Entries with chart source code
(begin)

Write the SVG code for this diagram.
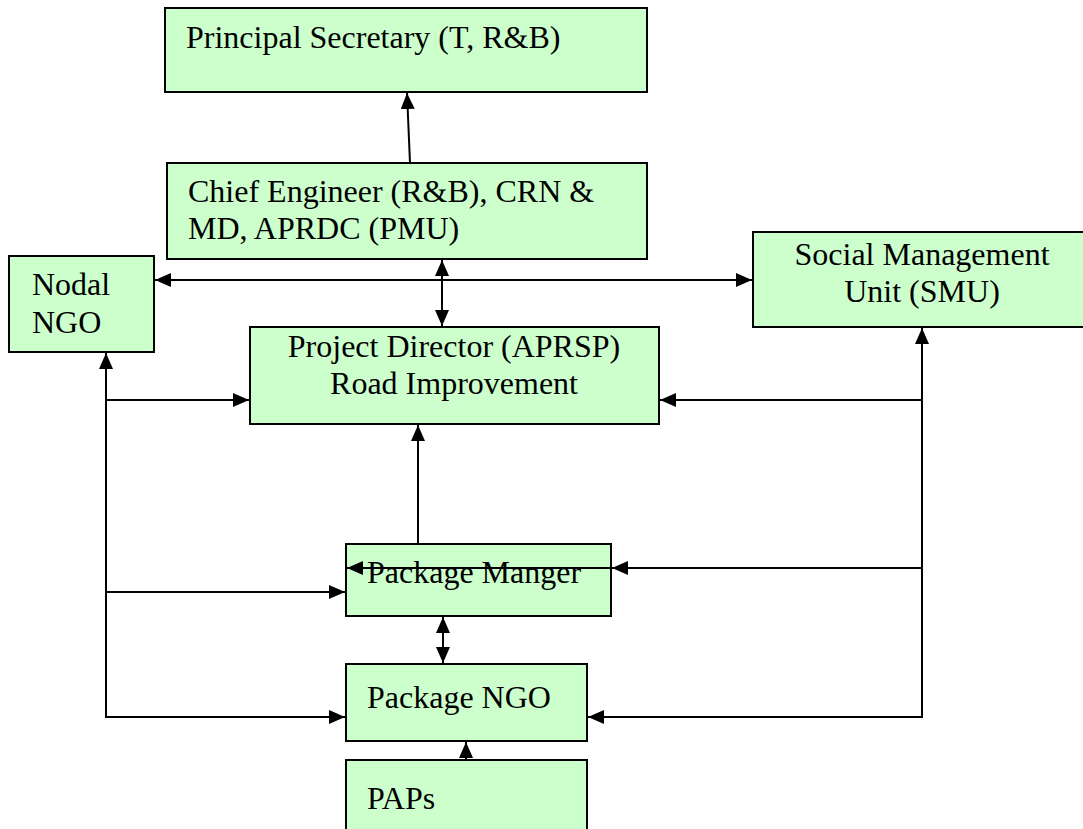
<svg xmlns="http://www.w3.org/2000/svg" width="1083" height="829" viewBox="0 0 1083 829">
<style>
.box{fill:#ccffcc;stroke:#000;stroke-width:2}
.t{font-family:"Liberation Serif","Times New Roman",serif;font-size:32px;fill:#000}
.c{stroke:#000;stroke-width:2;fill:none}
</style>
<defs>
<marker id="ah" markerUnits="userSpaceOnUse" markerWidth="16" markerHeight="14" refX="16" refY="7" orient="auto-start-reverse">
<path d="M0,0 L16,7 L0,14 z" fill="#000"/>
</marker>
</defs>
<rect width="1083" height="829" fill="#fff"/>
<g id="principal"><rect class="box" x="165" y="8" width="482" height="84"/><text class="t" x="186" y="48">Principal Secretary (T, R&amp;B)</text></g>
<g id="chief"><rect class="box" x="167" y="163" width="480" height="96"/><text class="t" x="188" y="202">Chief Engineer (R&amp;B), CRN &amp;</text><text class="t" x="188" y="239">MD, APRDC (PMU)</text></g>
<g id="nodal"><rect class="box" x="9" y="256" width="145" height="96"/><text class="t" x="32" y="295">Nodal</text><text class="t" x="32" y="333">NGO</text></g>
<g id="smu"><rect class="box" x="753" y="232" width="340" height="95"/><text class="t" x="922" y="265" text-anchor="middle">Social Management</text><text class="t" x="922" y="302" text-anchor="middle">Unit (SMU)</text></g>
<g id="pd"><rect class="box" x="250" y="327" width="409" height="97"/><text class="t" x="454" y="357" text-anchor="middle">Project Director (APRSP)</text><text class="t" x="454" y="394" text-anchor="middle">Road Improvement</text></g>
<g id="pm"><rect class="box" x="346" y="544" width="265" height="72"/><text class="t" x="367" y="583">Package Manger</text></g>
<g id="pngo"><rect class="box" x="346" y="664" width="241" height="77"/><text class="t" x="367" y="708">Package NGO</text></g>
<g id="paps"><rect class="box" x="346" y="760" width="241" height="80"/><text class="t" x="367" y="809">PAPs</text></g>
<g id="connectors">
<line class="c" x1="410" y1="163" x2="407" y2="93" marker-end="url(#ah)"/>
<line class="c" x1="155" y1="280" x2="752" y2="280" marker-start="url(#ah)" marker-end="url(#ah)"/>
<line class="c" x1="442" y1="260" x2="442" y2="326" marker-start="url(#ah)" marker-end="url(#ah)"/>
<line class="c" x1="106" y1="717" x2="106" y2="353" marker-end="url(#ah)"/>
<line class="c" x1="106" y1="400" x2="249" y2="400" marker-end="url(#ah)"/>
<line class="c" x1="106" y1="592" x2="345" y2="592" marker-end="url(#ah)"/>
<line class="c" x1="105" y1="717" x2="345" y2="717" marker-end="url(#ah)"/>
<line class="c" x1="922" y1="717" x2="922" y2="328" marker-end="url(#ah)"/>
<line class="c" x1="922" y1="400" x2="660" y2="400" marker-end="url(#ah)"/>
<line class="c" x1="922" y1="568" x2="612" y2="568" marker-end="url(#ah)"/>
<line class="c" x1="683" y1="568" x2="347" y2="568" marker-end="url(#ah)"/>
<line class="c" x1="923" y1="717" x2="588" y2="717" marker-end="url(#ah)"/>
<line class="c" x1="418" y1="544" x2="418" y2="425" marker-end="url(#ah)"/>
<line class="c" x1="443" y1="617" x2="443" y2="663" marker-start="url(#ah)" marker-end="url(#ah)"/>
<line class="c" x1="466" y1="760" x2="466" y2="742" marker-end="url(#ah)"/>
</g>
</svg>
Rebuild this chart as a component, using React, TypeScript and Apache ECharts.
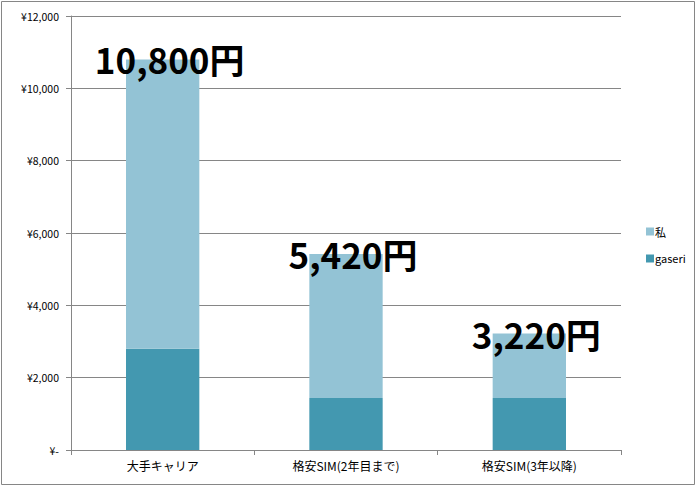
import React, { useEffect, useRef } from "react";
import * as echarts from "echarts";

const categories = ["大手キャリア", "格安SIM(2年目まで)", "格安SIM(3年以降)"];
const gaseriValues = [2800, 1440, 1440];
const watashiValues = [8000, 3980, 1780];
const totals = [10800, 5420, 3220];
const seriesNames = ["私", "gaseri"];

const FONT = "'Noto Sans CJK JP', 'Noto Sans', sans-serif";

export default function App() {
  const ref = useRef<HTMLDivElement>(null);
  useEffect(() => {
    document.body.style.margin = "0";
    const chart = echarts.init(ref.current!, null, { renderer: "svg" });
    chart.setOption({
      animation: false,
      backgroundColor: "#ffffff",
      textStyle: { fontFamily: FONT },
      graphic: [
        {
          type: "rect",
          shape: { x: 1.5, y: 1.5, width: 693, height: 483 },
          style: { fill: "none", stroke: "#868686", lineWidth: 1 },
          silent: true,
        },
      ],
      grid: { left: 71, right: 79, top: 16, bottom: 37, containLabel: false },
      legend: {
        orient: "vertical",
        left: 641,
        top: 221,
        itemWidth: 8,
        itemHeight: 8,
        itemGap: 16,
        icon: "rect",
        data: [seriesNames[0], seriesNames[1]],
        textStyle: { fontSize: 11, color: "#000", fontFamily: FONT, padding: [0, 0, 0, -4] },
      },
      xAxis: {
        type: "category",
        data: categories,
        axisLine: { lineStyle: { color: "#868686" } },
        axisTick: { show: true, length: 5, alignWithLabel: false, lineStyle: { color: "#868686" } },
        axisLabel: { fontSize: 12, color: "#000", margin: 9, fontFamily: FONT },
      },
      yAxis: {
        type: "value",
        min: 0,
        max: 12000,
        interval: 2000,
        axisLine: { show: true, lineStyle: { color: "#868686" } },
        axisTick: { show: true, length: 5, lineStyle: { color: "#868686" } },
        splitLine: { show: true, lineStyle: { color: "#868686" } },
        axisLabel: {
          fontSize: 10.5,
          color: "#000",
          margin: 12,
          fontFamily: FONT,
          formatter: (v: number) => (v === 0 ? "¥-" : "¥" + v.toLocaleString("en-US")),
        },
      },
      series: [
        {
          name: seriesNames[1],
          type: "bar",
          stack: "total",
          barWidth: "40%",
          data: gaseriValues,
          itemStyle: { color: "#4398B0" },
        },
        {
          name: seriesNames[0],
          type: "bar",
          stack: "total",
          barWidth: "40%",
          data: watashiValues,
          itemStyle: { color: "#93C3D5" },
          label: {
            show: true,
            position: "top",
            distance: 0,
            offset: [7, 17],
            fontSize: 35,
            lineHeight: 35,
            fontWeight: "bold",
            color: "#000",
            fontFamily: FONT,
            formatter: (p: any) => totals[p.dataIndex].toLocaleString("en-US") + "円",
          },
        },
      ],
    });
    return () => chart.dispose();
  }, []);
  return <div ref={ref} style={{ width: 700, height: 487 }} />;
}
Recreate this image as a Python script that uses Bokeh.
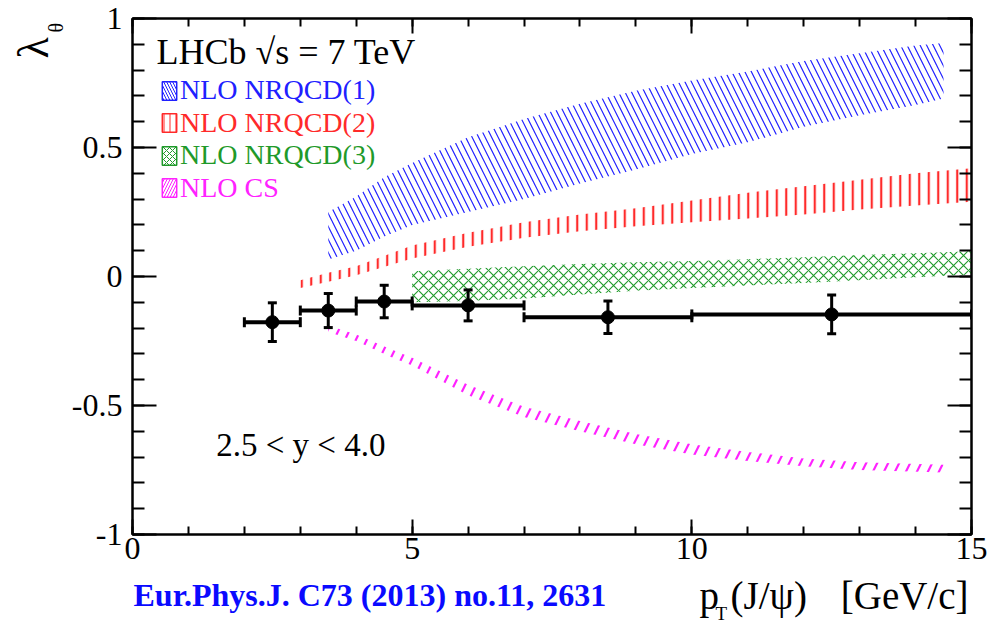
import math
from bokeh.plotting import figure
from bokeh.layouts import column, row
from bokeh.core.properties import value
from bokeh.models import (Range1d, LinearAxis, SingleIntervalTicker, Label,
                          Legend, LegendItem, CustomJSTickFormatter)
from bokeh.embed import file_html
from bokeh.resources import INLINE

# ---------------- data ----------------
pt_bin_lo = [2, 3, 4, 5, 7, 10]
pt_bin_hi = [3, 4, 5, 7, 10, 15]
pt_center = [2.5, 3.5, 4.5, 6.0, 8.5, 12.5]
lam_data = [-0.177, -0.132, -0.097, -0.112, -0.158, -0.147]
lam_err = [0.075, 0.066, 0.063, 0.060, 0.063, 0.075]

nrqcd1_pt = [3.5, 4.0, 4.5, 5.0, 6.0, 7.0, 8.0, 9.0, 10, 11, 12, 13, 14, 14.5]
nrqcd1_lo = [0.066, 0.10, 0.155, 0.20, 0.25, 0.30, 0.36, 0.415, 0.475, 0.52, 0.58, 0.625, 0.665, 0.69]
nrqcd1_hi = [0.25, 0.31, 0.385, 0.44, 0.54, 0.61, 0.67, 0.72, 0.76, 0.795, 0.835, 0.865, 0.895, 0.905]

nrqcd2_pt = [3.0, 3.5, 4.0, 5.0, 6.0, 7.0, 8.0, 9.0, 10, 11, 12, 13, 14, 15]
nrqcd2_lo = [-0.045, -0.02, 0.005, 0.07, 0.115, 0.15, 0.175, 0.195, 0.21, 0.225, 0.24, 0.26, 0.275, 0.29]
nrqcd2_hi = [-0.015, 0.015, 0.04, 0.12, 0.17, 0.21, 0.24, 0.265, 0.295, 0.325, 0.35, 0.375, 0.40, 0.42]

nrqcd3_pt = [5.0, 6.0, 7.0, 8.0, 9.0, 10, 11, 12, 13, 14, 15]
nrqcd3_lo = [-0.10, -0.095, -0.085, -0.07, -0.055, -0.045, -0.035, -0.025, -0.015, -0.003, 0.008]
nrqcd3_hi = [0.02, 0.03, 0.04, 0.048, 0.055, 0.06, 0.067, 0.075, 0.083, 0.09, 0.098]

cs_pt = [3.5, 4.0, 4.6, 5.0, 6.0, 7.0, 8.0, 9.0, 10, 11, 12, 13, 14.5]
cs_lo = [-0.215, -0.25, -0.31, -0.345, -0.46, -0.545, -0.60, -0.65, -0.69, -0.715, -0.735, -0.75, -0.76]
cs_hi = [-0.19, -0.225, -0.28, -0.315, -0.42, -0.505, -0.56, -0.61, -0.65, -0.68, -0.705, -0.72, -0.73]

legend_labels = ["NLO NRQCD(1)", "NLO NRQCD(2)", "NLO NRQCD(3)", "NLO CS"]

x_ticks_major = 5
y_ticks_major = 0.5

FONT = "Liberation Serif"
BLUE = "#2020ff"
RED = "#ff2a2a"
GREEN = "#1f9a2a"
MAGENTA = "#ff22ff"

LEFT_W = 68          # width of the strip holding the y title
MAIN_H = 573         # height of the main figure
BOTTOM_H = 624 - MAIN_H
FRAME_TOP, FRAME_BOT = 18, 534
BASE_SHIFT = 0.33    # em: the renderer draws "alphabetic" text this much lower

p = figure(width=994 - LEFT_W, height=MAIN_H, x_range=Range1d(0, 15), y_range=Range1d(-1, 1),
           output_backend="svg", toolbar_location=None, title_location=None,
           min_border_left=129 - LEFT_W, min_border_right=23, min_border_top=FRAME_TOP,
           min_border_bottom=MAIN_H - FRAME_BOT,
           x_axis_location=None, y_axis_location=None)
p.background_fill_color = "white"
p.border_fill_color = "white"
p.outline_line_color = "black"
p.outline_line_width = 2
p.xgrid.visible = False
p.ygrid.visible = False

plain_fmt = CustomJSTickFormatter(code="return tick.toString();")
blank_fmt = CustomJSTickFormatter(code="return '';")


def make_axis(kind, labels, ticker):
    ax = LinearAxis(ticker=ticker)
    ax.axis_line_width = 2
    ax.major_tick_line_width = 2
    ax.minor_tick_line_width = 2
    ax.major_tick_out = 0
    ax.minor_tick_out = 0
    if kind == "y":
        ax.major_tick_in = 24
        ax.minor_tick_in = 12
    else:
        ax.major_tick_in = 15
        ax.minor_tick_in = 8
    if labels:
        ax.formatter = plain_fmt
        ax.major_label_text_font = FONT
        ax.major_label_text_font_size = "32px"
        ax.major_label_text_color = "black"
        ax.major_label_standoff = 10 if kind == "y" else 3
    else:
        ax.formatter = blank_fmt
        ax.major_label_text_font_size = "1px"
        ax.major_label_text_color = None
        ax.major_label_standoff = 0
    return ax


xt = SingleIntervalTicker(interval=x_ticks_major, num_minor_ticks=5)
yt = SingleIntervalTicker(interval=y_ticks_major, num_minor_ticks=5)
p.add_layout(make_axis("x", True, xt), "below")
p.add_layout(make_axis("x", False, xt), "above")
p.add_layout(make_axis("y", True, yt), "left")
p.add_layout(make_axis("y", False, yt), "right")

# ---------------- theory bands ----------------
band_specs = [
    (nrqcd1_pt, nrqcd1_lo, nrqcd1_hi, BLUE, "\\", 13, 1.2),
    (nrqcd2_pt, nrqcd2_lo, nrqcd2_hi, RED, "|", 9.5, 2.2),
    (nrqcd3_pt, nrqcd3_lo, nrqcd3_hi, GREEN, "x", 10, 1.1),
    (cs_pt, cs_lo, cs_hi, MAGENTA, "/", 22, 2.2),
]
for xs, lo, hi, col, hp, sc, wt in band_specs:
    p.varea(x=xs, y1=lo, y2=hi, fill_color=None, fill_alpha=0,
            hatch_pattern=hp, hatch_color=col, hatch_scale=sc, hatch_weight=wt)

# ---------------- data points ----------------
lam_up = [v + e for v, e in zip(lam_data, lam_err)]
lam_dn = [v - e for v, e in zip(lam_data, lam_err)]
p.segment(x0=pt_bin_lo, x1=pt_bin_hi, y0=lam_data, y1=lam_data, line_color="black", line_width=4)
p.segment(x0=pt_center, x1=pt_center, y0=lam_dn, y1=lam_up, line_color="black", line_width=3)
p.scatter(x=pt_center * 2, y=lam_up + lam_dn, marker="dash", size=9, line_color="black", line_width=3)
p.scatter(x=pt_bin_lo + pt_bin_hi, y=lam_data + lam_data, marker="dash", angle=math.pi / 2,
          size=10, line_color="black", line_width=3)
p.scatter(x=pt_center, y=lam_data, marker="circle", size=13, fill_color="black", line_color="black")

# ---------------- legends (one per entry, each with its own text colour) ----------------
legend_rows = [88, 120.5, 153, 185.5]   # canvas y of each row centre
NAN = float("nan")
for name, (xs, lo, hi, col, hp, sc, wt), cy in zip(legend_labels, band_specs, legend_rows):
    proxy = p.quad(left=[NAN], right=[NAN], top=[NAN], bottom=[NAN], line_color=col, line_width=1.5,
                   fill_color=None, fill_alpha=0, hatch_pattern=hp, hatch_color=col,
                   hatch_scale=6, hatch_weight=1)
    row_h = 36
    leg = Legend(items=[LegendItem(label=name, renderers=[proxy])],
                 location=(157 - 129, FRAME_BOT - (cy + row_h / 2)),
                 background_fill_alpha=0, border_line_alpha=0,
                 padding=0, margin=0, spacing=0,
                 glyph_width=18, glyph_height=23, label_height=23, label_standoff=2,
                 label_text_font=FONT, label_text_font_size="28px", label_text_color=col)
    p.add_layout(leg)


# ---------------- texts ----------------
def sx(px):
    return (px - 129) / (842 / 15)


def sy(py):
    return (276 - py) / 258.0


def lab(fig, text, x, y, size, color="black", align="left", style="normal"):
    fig.add_layout(Label(x=x, y=y, text=text, text_font=FONT, text_font_size="%dpx" % size,
                         text_color=color, text_align=align, text_baseline="alphabetic",
                         text_font_style=style))


def shift(size):
    return BASE_SHIFT * size


# inside the frame: (canvas x, canvas baseline y)
lab(p, "LHCb √s = 7 TeV", sx(153), sy(63 - shift(36)), 36)
lab(p, "2.5 < y < 4.0", sx(213), sy(455 - shift(33)), 33)


# helper strips (their data coordinates are canvas pixels, y measured upward)
def strip(w, h, y_lo, y_hi):
    f = figure(width=w, height=h, x_range=Range1d(0, w), y_range=Range1d(y_lo, y_hi),
               output_backend="svg", toolbar_location=None, title_location=None,
               min_border=0, min_border_left=0, min_border_right=0,
               min_border_top=0, min_border_bottom=0,
               x_axis_location=None, y_axis_location=None)
    f.outline_line_color = None
    f.background_fill_color = "white"
    f.border_fill_color = "white"
    f.xgrid.visible = False
    f.ygrid.visible = False
    return f


# the row aligns this strip's frame with the main frame (canvas y 18..534)
left = strip(LEFT_W, MAIN_H, MAIN_H - FRAME_BOT, MAIN_H - FRAME_TOP)
left.text(x=[48 - shift(44)], y=[MAIN_H - 58], text=["λ"], angle=math.pi / 2,
          text_font=value(FONT), text_font_size=value("44px"),
          text_baseline="alphabetic", text_align="left", text_color="black")
left.text(x=[62 - shift(20)], y=[MAIN_H - 32], text=["θ"], angle=math.pi / 2,
          text_font=value(FONT), text_font_size=value("20px"),
          text_baseline="alphabetic", text_align="left", text_color="black")

bottom = strip(994, BOTTOM_H, 0, BOTTOM_H)
# canvas y -> strip y : 624 - y
lab(bottom, "Eur.Phys.J. C73 (2013) no.11, 2631", 133, 624 - (605 - shift(32)), 32,
    color="#0a0aff", style="bold")
lab(bottom, "p", 699, 624 - (608 - shift(39)), 39)
lab(bottom, "T", 715, 624 - (619 - shift(19)), 19)
lab(bottom, "(J/ψ)", 730, 624 - (608 - shift(39)), 39)
lab(bottom, "[GeV/c]", 968, 624 - (608 - shift(39)), 39, align="right")

layout = column(row(left, p, spacing=0), bottom, spacing=0)
open("out.html", "w").write(file_html(layout, INLINE))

(end)

→ What needs to be done
Using the entries above, extract exactly the lines from the one that contains "Rebuild this chart" through the one that contains "CJK JP', 'Noto". Do not carry over any pictures.

→ Exercise solution
Rebuild this chart as a component, using React, TypeScript and Apache ECharts.
import React, { useEffect, useRef } from "react";
import * as echarts from "echarts";

const categories = ["大手キャリア", "格安SIM(2年目まで)", "格安SIM(3年以降)"];
const gaseriValues = [2800, 1440, 1440];
const watashiValues = [8000, 3980, 1780];
const totals = [10800, 5420, 3220];
const seriesNames = ["私", "gaseri"];

const FONT = "'Noto Sans CJK JP', 'Noto Sans', sans-serif";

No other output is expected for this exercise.